▶ **MATERIAL**

=-=-=-=-=

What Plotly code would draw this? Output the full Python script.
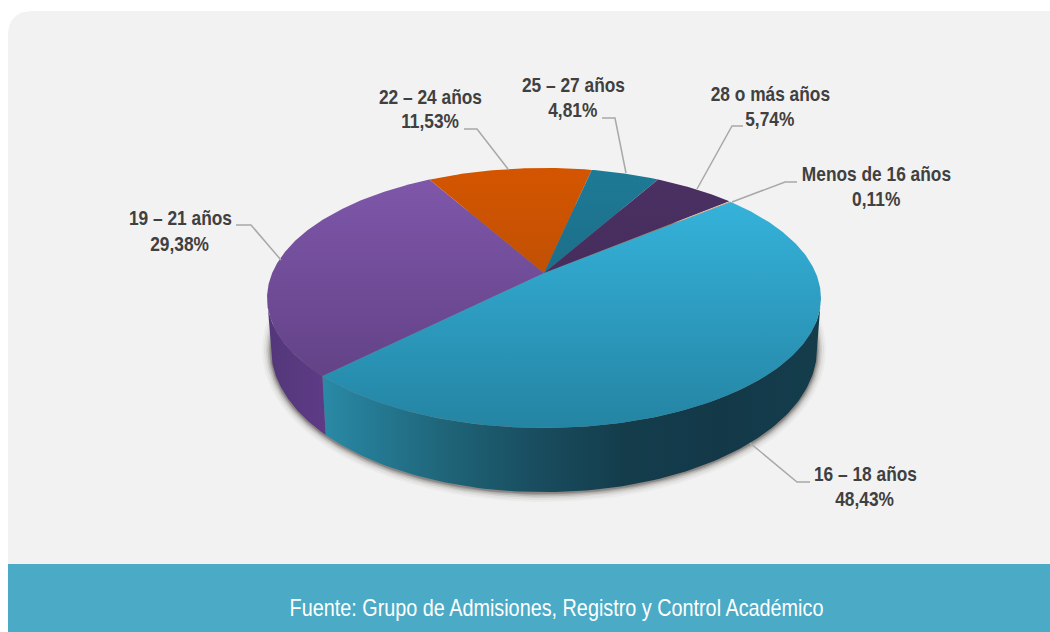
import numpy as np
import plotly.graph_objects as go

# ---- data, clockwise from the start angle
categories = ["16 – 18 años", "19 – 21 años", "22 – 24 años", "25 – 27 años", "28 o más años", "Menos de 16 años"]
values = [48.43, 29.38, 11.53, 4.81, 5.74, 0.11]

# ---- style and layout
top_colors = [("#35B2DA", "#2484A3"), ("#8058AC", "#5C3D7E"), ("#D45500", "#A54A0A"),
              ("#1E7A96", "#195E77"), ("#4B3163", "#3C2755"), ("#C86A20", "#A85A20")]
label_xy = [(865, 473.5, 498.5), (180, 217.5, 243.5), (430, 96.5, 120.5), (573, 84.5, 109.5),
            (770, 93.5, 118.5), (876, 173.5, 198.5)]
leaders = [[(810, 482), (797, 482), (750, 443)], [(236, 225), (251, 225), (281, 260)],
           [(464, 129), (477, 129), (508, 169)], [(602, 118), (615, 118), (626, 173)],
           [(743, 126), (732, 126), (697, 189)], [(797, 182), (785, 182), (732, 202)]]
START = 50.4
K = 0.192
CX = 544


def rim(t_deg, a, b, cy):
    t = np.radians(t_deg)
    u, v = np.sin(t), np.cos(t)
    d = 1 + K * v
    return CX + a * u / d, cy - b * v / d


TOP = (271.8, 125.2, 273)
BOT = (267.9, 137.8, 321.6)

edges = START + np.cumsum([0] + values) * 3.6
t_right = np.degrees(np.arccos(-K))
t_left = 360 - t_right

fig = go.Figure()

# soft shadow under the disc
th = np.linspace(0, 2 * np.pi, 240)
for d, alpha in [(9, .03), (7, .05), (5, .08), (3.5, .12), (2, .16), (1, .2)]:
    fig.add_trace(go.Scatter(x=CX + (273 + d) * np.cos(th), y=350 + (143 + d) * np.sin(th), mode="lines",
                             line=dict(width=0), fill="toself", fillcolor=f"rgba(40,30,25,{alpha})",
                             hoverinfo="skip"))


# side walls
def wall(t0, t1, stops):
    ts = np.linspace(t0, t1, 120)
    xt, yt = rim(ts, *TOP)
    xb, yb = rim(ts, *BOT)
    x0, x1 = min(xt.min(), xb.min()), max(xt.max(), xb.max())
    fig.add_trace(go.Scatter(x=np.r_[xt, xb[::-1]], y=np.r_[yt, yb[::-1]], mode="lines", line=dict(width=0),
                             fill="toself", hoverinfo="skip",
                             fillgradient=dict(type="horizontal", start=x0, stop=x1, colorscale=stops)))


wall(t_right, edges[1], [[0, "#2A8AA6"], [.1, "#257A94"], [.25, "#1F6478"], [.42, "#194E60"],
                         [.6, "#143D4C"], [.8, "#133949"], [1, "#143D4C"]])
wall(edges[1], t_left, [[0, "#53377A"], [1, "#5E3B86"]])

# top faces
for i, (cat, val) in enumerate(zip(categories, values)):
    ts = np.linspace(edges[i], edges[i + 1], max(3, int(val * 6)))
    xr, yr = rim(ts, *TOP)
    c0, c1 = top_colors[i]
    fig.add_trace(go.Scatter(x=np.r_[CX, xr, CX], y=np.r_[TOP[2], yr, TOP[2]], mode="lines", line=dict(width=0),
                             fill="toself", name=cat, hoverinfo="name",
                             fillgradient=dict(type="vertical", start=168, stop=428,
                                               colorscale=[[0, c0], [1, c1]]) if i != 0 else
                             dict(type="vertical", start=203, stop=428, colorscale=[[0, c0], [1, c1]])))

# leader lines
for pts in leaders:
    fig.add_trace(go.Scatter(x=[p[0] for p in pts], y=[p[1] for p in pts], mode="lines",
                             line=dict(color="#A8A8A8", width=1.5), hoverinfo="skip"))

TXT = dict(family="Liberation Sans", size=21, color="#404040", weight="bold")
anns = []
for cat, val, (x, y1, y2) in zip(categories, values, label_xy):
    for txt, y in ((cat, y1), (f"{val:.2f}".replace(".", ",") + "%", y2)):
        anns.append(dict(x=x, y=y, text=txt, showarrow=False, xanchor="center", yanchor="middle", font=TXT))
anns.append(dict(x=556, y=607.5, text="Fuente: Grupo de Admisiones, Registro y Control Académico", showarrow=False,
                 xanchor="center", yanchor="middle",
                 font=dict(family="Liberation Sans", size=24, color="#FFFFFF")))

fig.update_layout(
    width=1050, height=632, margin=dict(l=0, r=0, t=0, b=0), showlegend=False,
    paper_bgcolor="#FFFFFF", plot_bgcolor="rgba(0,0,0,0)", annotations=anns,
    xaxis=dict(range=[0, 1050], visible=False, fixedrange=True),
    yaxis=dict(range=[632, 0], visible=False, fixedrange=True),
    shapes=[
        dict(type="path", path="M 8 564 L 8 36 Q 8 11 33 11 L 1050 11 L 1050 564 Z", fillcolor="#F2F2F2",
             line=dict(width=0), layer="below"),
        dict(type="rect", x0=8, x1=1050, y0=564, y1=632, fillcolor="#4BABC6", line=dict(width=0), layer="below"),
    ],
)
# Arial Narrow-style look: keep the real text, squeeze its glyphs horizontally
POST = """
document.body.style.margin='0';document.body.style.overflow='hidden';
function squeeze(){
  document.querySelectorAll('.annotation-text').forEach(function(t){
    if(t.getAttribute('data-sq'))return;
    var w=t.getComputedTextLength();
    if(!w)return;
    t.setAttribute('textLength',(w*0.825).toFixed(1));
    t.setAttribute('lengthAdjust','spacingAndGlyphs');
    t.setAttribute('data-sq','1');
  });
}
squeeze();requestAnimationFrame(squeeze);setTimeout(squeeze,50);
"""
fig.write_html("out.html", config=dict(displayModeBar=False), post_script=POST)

=-=-=-=-=

▶ **WHAT IS ASKED**
Write out nothing but the lines from the start of the data through the line with "values = [48.43, 29.38, 11.53, 4.81, 5.74, 0.11]". Leave out the pictures.

▶ **TASK OUTPUT**
What Plotly code would draw this? Output the full Python script.
import numpy as np
import plotly.graph_objects as go

# ---- data, clockwise from the start angle
categories = ["16 – 18 años", "19 – 21 años", "22 – 24 años", "25 – 27 años", "28 o más años", "Menos de 16 años"]
values = [48.43, 29.38, 11.53, 4.81, 5.74, 0.11]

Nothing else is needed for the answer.